28-2-2009

 

LA COMPARSA DEL LIBRO

 

Pocas veces un programa humorístico me satisfizo tanto como aquel Deja que yo te cuente, en el que el personaje Lindoro Incapaz se revelaba como poeta. Hablando en cubano, el guionista se la comió en el nivel de simbolismo con que sintetizó la política literaria del gobierno cubano, en una estampa de apenas diez minutos. El resto de los personajes, caricaturizando a algunos señores de la UNEAC, bebían en grandes tazas un cocimiento amargo al que llamaban té parodiando a los tés o cafés literarios de reciente creación, mientras se burlaban del texto leído por el burócrata devenido en poeta, cuyos valores literarios iban siendo explicados por un crítico con argumentos aún menos comprensibles.

El programa, con sus visos, logró reflejar divorcio escritor-lector en la Cuba de hoy con la alarma que merece: el “poeta” leía cosas que el público no entendía, y como respuesta, el público se burlaba del “poeta”. Así de sencillo. ¿Y qué hubo de la editorial que le publicó a dicho burócrata? Cualquier semejanza a las casas editoras territoriales que se fundaron por el año 2000 en todas las provincias, no es mera coincidencia. Con volúmenes cuyas páginas oscilan entre las 40 u 80 y en tiradas de 500 ejemplares, cualquier operador de combinada cañera puede compilar cualquiera de sus décimas, que ya las autoridades culturales de su zona se encargarán de catalogar como literatura. Meses más tardes, dicho operador podrá lanzar su libro en el central azucarero donde trabaja, y de este modo engrosar la lista de escritores formados por la revolución y beneficiados con su política editorial.

Al final los resultados serán dados en cifras: tantos cientos de miles de cubanos por toda la isla visitaron la feria que se dio en tantas decenas de ciudades y fueron vendidos tantos millones de ejemplares. A nadie se le ocurre aclarar que, los ejemplares que fueron vendidos en el central azucarero, quienes los agotaron fueron los familiares, amigos, y compañeros de trabajo del novel poeta, mientras que el resto, que fue llevado a la librería de la cabecera provincial, agonizará bajo un manto de polvo.
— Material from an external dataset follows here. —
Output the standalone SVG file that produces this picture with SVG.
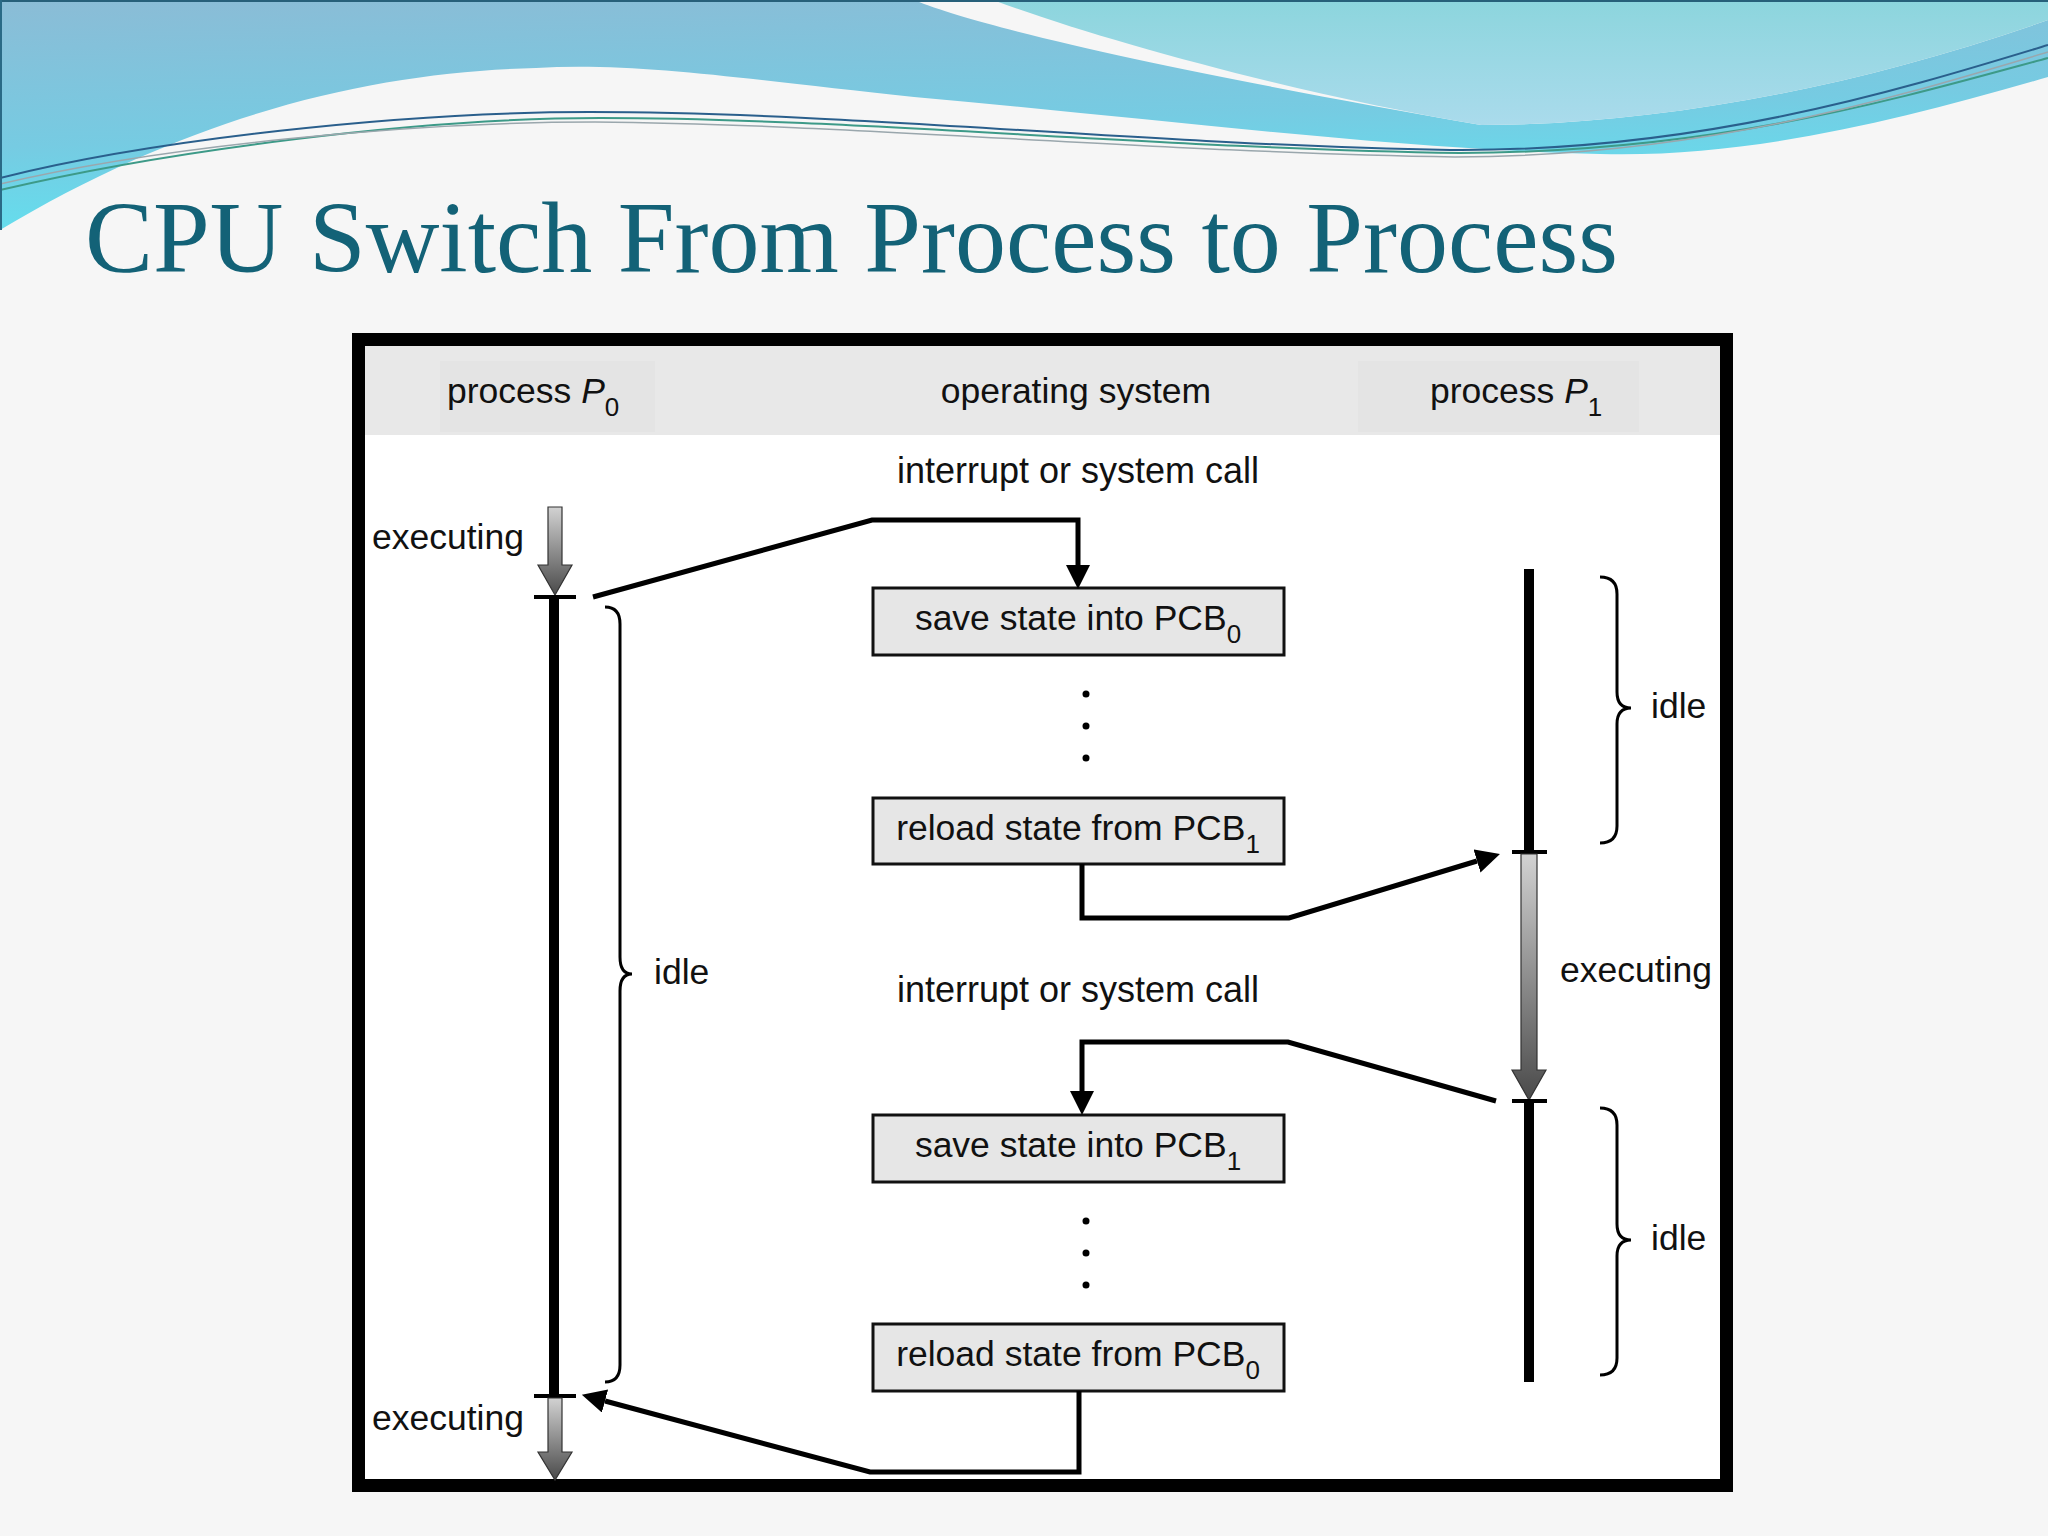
<svg xmlns="http://www.w3.org/2000/svg" width="2048" height="1536" viewBox="0 0 2048 1536">
  <defs>
    <linearGradient id="gWaveA" x1="0" y1="0" x2="0.25" y2="1">
      <stop offset="0" stop-color="#8bbcd6"/>
      <stop offset="0.6" stop-color="#76cbe2"/>
      <stop offset="1" stop-color="#62e0ef"/>
    </linearGradient>
    <linearGradient id="gWaveB" x1="0" y1="0" x2="0" y2="1">
      <stop offset="0" stop-color="#8cd5dd"/>
      <stop offset="1" stop-color="#aadbec"/>
    </linearGradient>
    <linearGradient id="gArrow" x1="0" y1="0" x2="0" y2="1">
      <stop offset="0" stop-color="#d2d2d2"/>
      <stop offset="1" stop-color="#4a4a4a"/>
    </linearGradient>
    <marker id="ah" markerUnits="userSpaceOnUse" markerWidth="32" markerHeight="26" refX="0" refY="12" orient="auto">
      <path d="M0,0 L24,12 L0,24 Z" fill="#000"/>
    </marker>
    <style>
      .lbl { font-family: "Liberation Sans", Arial, Helvetica, sans-serif; font-size: 35.5px; fill: #111; }
      .big { font-size: 36px; }
      .sub { font-size: 26px; }
      .it { font-style: italic; }
      .box { fill: #e6e6e6; stroke: #111; stroke-width: 3; }
      .conn { fill: none; stroke: #000; stroke-width: 5; stroke-linejoin: miter; }
      .tl { stroke: #000; stroke-width: 10; }
      .tick { stroke: #000; stroke-width: 4; }
      .brace { fill: none; stroke: #000; stroke-width: 3; }
      .garrow { fill: url(#gArrow); stroke: #333; stroke-width: 1.2; }
      .dot { fill: #000; }
    </style>
  </defs>

  <!-- slide background -->
  <rect x="0" y="0" width="2048" height="1536" fill="#f6f6f6"/>
  <path d="M0,0 L914,0 C1000,35 1250,85 1481,125 C1650,125 1850,90 2048,20 L2048,77 C1900,120 1750,158 1600,154 C1400,150 1150,118 914,97 C750,80 640,62 536,68 C380,72 200,110 0,230 Z" fill="url(#gWaveA)"/>
  <path d="M993,0 L2048,0 L2048,20 C1850,90 1650,125 1481,125 C1300,95 1100,40 993,0 Z" fill="url(#gWaveB)"/>
  <path d="M0,178 C150,140 400,112 590,112 C850,112 1150,145 1450,150 C1700,152 1900,90 2048,45" fill="none" stroke="#2a5f8c" stroke-width="2"/>
  <path d="M0,190 C170,150 420,118 600,118 C850,118 1150,148 1460,153 C1720,152 1900,98 2048,58" fill="none" stroke="#3d9a88" stroke-width="2"/>
  <path d="M0,184 C160,146 410,122 595,122 C850,124 1150,152 1455,157 C1710,156 1900,96 2048,52" fill="none" stroke="#9aa7ad" stroke-width="1.5"/>
  <rect x="0" y="0" width="2048" height="2" fill="#27607a"/>
  <rect x="0" y="0" width="2" height="230" fill="#2a6a86"/>

  <!-- title -->
  <text x="85" y="272" font-family="'Liberation Serif', 'Times New Roman', serif" font-size="102" fill="#136277">CPU Switch From Process to Process</text>

  <!-- diagram frame -->
  <g id="frame">
    <rect x="358.5" y="339.5" width="1368" height="1146" fill="#ffffff" stroke="#000" stroke-width="13"/>
    <rect x="365" y="346" width="1355" height="89" fill="#e8e8e8"/>
    <rect x="440" y="361" width="215" height="71" fill="#e4e4e4"/>
    <rect x="1358" y="361" width="281" height="71" fill="#e4e4e4"/>
  </g>

  <!-- column headers -->
  <g id="header-p0"><text class="lbl" x="447" y="403">process <tspan class="it">P</tspan><tspan class="sub" dy="13">0</tspan></text></g>
  <g id="header-os"><text class="lbl" x="1076" y="403" text-anchor="middle">operating system</text></g>
  <g id="header-p1"><text class="lbl" x="1430" y="403">process <tspan class="it">P</tspan><tspan class="sub" dy="13">1</tspan></text></g>

  <!-- labels -->
  <g id="label-int1"><text class="lbl big" x="1078" y="483" text-anchor="middle">interrupt or system call</text></g>
  <g id="label-int2"><text class="lbl big" x="1078" y="1002" text-anchor="middle">interrupt or system call</text></g>

  <!-- process P0 timeline -->
  <g id="p0-timeline">
    <polygon class="garrow" points="548,507 562,507 562,565 572,565 555,595 538,565 548,565"/>
    <line class="tick" x1="534" y1="597" x2="576" y2="597"/>
    <line class="tl" x1="554" y1="597" x2="554" y2="1396"/>
    <line class="tick" x1="534" y1="1396" x2="576" y2="1396"/>
    <polygon class="garrow" points="548,1398 562,1398 562,1452 572,1452 555,1480 538,1452 548,1452"/>
    <text class="lbl" x="372" y="549">executing</text>
    <text class="lbl" x="372" y="1430">executing</text>
    <path class="brace" d="M605,607 Q620,607 620,624 L620,957 Q620,974 632,974 Q620,974 620,991 L620,1365 Q620,1382 605,1382"/>
    <text class="lbl" x="654" y="984">idle</text>
  </g>

  <!-- process P1 timeline -->
  <g id="p1-timeline">
    <line class="tl" x1="1529" y1="569" x2="1529" y2="852"/>
    <line class="tick" x1="1512" y1="852" x2="1547" y2="852"/>
    <polygon class="garrow" points="1521,854 1537,854 1537,1070 1546,1070 1529,1100 1512,1070 1521,1070"/>
    <line class="tick" x1="1512" y1="1101" x2="1547" y2="1101"/>
    <line class="tl" x1="1529" y1="1101" x2="1529" y2="1382"/>
    <path class="brace" d="M1600,577 Q1617,577 1617,594 L1617,692 Q1617,708 1631,708 Q1617,708 1617,724 L1617,826 Q1617,843 1600,843"/>
    <text class="lbl" x="1651" y="718">idle</text>
    <text class="lbl" x="1560" y="982">executing</text>
    <path class="brace" d="M1600,1108 Q1617,1108 1617,1125 L1617,1224 Q1617,1240 1631,1240 Q1617,1240 1617,1256 L1617,1358 Q1617,1375 1600,1375"/>
    <text class="lbl" x="1651" y="1250">idle</text>
  </g>

  <!-- OS boxes -->
  <g id="box-save0">
    <rect class="box" x="873" y="588" width="411" height="67"/>
    <text class="lbl" x="1078" y="630" text-anchor="middle">save state into PCB<tspan class="sub" dy="13">0</tspan></text>
  </g>
  <g id="dots1">
    <circle class="dot" cx="1086" cy="694" r="3.5"/>
    <circle class="dot" cx="1086" cy="726" r="3.5"/>
    <circle class="dot" cx="1086" cy="758" r="3.5"/>
  </g>
  <g id="box-reload1">
    <rect class="box" x="873" y="798" width="411" height="66"/>
    <text class="lbl" x="1078" y="840" text-anchor="middle">reload state from PCB<tspan class="sub" dy="13">1</tspan></text>
  </g>
  <g id="box-save1">
    <rect class="box" x="873" y="1115" width="411" height="67"/>
    <text class="lbl" x="1078" y="1157" text-anchor="middle">save state into PCB<tspan class="sub" dy="13">1</tspan></text>
  </g>
  <g id="dots2">
    <circle class="dot" cx="1086" cy="1221" r="3.5"/>
    <circle class="dot" cx="1086" cy="1253" r="3.5"/>
    <circle class="dot" cx="1086" cy="1285" r="3.5"/>
  </g>
  <g id="box-reload0">
    <rect class="box" x="873" y="1324" width="411" height="67"/>
    <text class="lbl" x="1078" y="1366" text-anchor="middle">reload state from PCB<tspan class="sub" dy="13">0</tspan></text>
  </g>

  <!-- connectors -->
  <g id="connectors">
    <path class="conn" d="M593,597 L872,520 L1078,520 L1078,565" marker-end="url(#ah)"/>
    <path class="conn" d="M1082,864 L1082,918 L1289,918 L1477,861" marker-end="url(#ah)"/>
    <path class="conn" d="M1496,1101 L1288,1042 L1082,1042 L1082,1091" marker-end="url(#ah)"/>
    <path class="conn" d="M1079,1391 L1079,1472 L870,1472 L605,1401" marker-end="url(#ah)"/>
  </g>
</svg>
Y menos se hablará de aquellos libritos de cuentos que la editorial gente nueva comercializó a uno o a dos pesos, que por decenas fueron adquiridos por las madres porque ayudan a resolver el asunto de los regalos de las fiestas de cumpleaños. Estos libritos de cuatro páginas, para las estadísticas, tienen el mismo valor-por-unidad que, por ejemplo, los más recientes premios Alejo Carpentier.
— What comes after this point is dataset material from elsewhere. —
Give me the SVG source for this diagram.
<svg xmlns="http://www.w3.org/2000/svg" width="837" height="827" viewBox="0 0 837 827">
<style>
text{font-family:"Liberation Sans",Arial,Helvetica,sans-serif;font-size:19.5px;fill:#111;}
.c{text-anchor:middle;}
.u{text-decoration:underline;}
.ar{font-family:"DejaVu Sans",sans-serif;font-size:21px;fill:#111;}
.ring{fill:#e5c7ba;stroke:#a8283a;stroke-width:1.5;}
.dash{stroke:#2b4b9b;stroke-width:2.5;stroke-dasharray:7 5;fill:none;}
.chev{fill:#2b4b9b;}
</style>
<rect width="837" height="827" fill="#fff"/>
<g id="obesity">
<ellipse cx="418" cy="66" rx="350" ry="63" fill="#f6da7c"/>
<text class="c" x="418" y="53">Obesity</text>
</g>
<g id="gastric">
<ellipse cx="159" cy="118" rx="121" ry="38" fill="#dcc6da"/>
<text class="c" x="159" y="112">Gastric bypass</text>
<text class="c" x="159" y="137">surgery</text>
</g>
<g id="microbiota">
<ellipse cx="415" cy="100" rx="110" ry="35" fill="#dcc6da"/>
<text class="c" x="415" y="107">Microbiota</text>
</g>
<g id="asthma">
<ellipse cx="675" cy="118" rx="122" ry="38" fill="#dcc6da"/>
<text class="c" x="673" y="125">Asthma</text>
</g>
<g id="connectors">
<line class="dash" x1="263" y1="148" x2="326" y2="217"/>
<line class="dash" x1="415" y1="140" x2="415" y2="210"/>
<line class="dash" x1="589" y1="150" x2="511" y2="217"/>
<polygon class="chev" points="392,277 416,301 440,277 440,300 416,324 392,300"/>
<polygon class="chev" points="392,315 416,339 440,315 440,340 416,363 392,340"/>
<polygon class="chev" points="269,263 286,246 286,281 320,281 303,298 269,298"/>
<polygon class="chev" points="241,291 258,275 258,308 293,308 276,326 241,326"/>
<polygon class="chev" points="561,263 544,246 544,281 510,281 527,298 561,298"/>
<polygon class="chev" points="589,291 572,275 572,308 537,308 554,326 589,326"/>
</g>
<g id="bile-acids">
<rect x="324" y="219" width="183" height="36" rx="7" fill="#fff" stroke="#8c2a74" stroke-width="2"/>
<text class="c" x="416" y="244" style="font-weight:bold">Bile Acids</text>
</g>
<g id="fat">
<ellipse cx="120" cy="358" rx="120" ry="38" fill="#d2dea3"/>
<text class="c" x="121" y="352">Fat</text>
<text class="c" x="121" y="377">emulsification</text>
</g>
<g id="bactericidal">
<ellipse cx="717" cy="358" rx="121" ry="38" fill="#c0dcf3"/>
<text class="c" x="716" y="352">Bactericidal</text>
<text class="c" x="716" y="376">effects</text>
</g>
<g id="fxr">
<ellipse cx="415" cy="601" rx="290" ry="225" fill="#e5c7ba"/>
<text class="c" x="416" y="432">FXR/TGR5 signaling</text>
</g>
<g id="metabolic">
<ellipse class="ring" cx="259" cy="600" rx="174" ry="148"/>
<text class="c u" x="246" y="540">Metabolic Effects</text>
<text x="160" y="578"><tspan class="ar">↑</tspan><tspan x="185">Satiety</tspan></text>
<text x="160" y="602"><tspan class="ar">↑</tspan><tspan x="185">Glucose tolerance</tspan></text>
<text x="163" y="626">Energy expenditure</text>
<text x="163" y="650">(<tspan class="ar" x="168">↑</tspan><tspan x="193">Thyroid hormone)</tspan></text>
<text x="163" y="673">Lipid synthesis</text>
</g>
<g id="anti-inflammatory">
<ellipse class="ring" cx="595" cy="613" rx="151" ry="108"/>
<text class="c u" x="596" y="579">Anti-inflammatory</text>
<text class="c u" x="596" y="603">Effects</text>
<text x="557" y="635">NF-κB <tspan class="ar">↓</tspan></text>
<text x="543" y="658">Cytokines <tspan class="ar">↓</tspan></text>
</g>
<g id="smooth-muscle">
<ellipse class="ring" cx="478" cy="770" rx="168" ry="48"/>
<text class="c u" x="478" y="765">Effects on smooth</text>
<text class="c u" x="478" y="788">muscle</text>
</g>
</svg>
En los países normales es el mercado del libro quien legitima al creador según la calidad de su obra, conjuntamente a la capacidad que tenga éste para llegarle al público. Es la billetera del público quien da la última palabra. En Cuba, es el gobierno. Es el gobierno mediante una red de premios quien hace popular, o invisible, al escritor. ¿Qué por ciento de las personas que visitan la feria de la cabaña conocen a los autores cubanos contemporáneos? ¿Y cuando logran distinguirlos, exceptuando a los que se estudian en las escuelas, qué por ciento es capaz de citar la obra que legitima a dichos autores y hablar de la misma con criterios de propiedad?

Más que una feria del libro, la de La Habana no pasa de ser una feria de vanidades fatuas, en la que un escritor, de preferencia bien anciano, es desempolvado del olvido, elegido zar literario del año, y paseado en hombros por las principales ciudades de Cuba durante unas semanas, amén de que se le publica la obra de toda una vida. Poco –o nada- importa que sus libros se vendan o no. Al fin y al cabo lo que cuenta es la ilusión de un pueblo que se cultiva en masa, y para ello basta con las imágenes de la afluencia masiva, las estadísticas rasas de venta, y el alboroto carnavalesco de la burocracia literaria arrollando por toda la isla.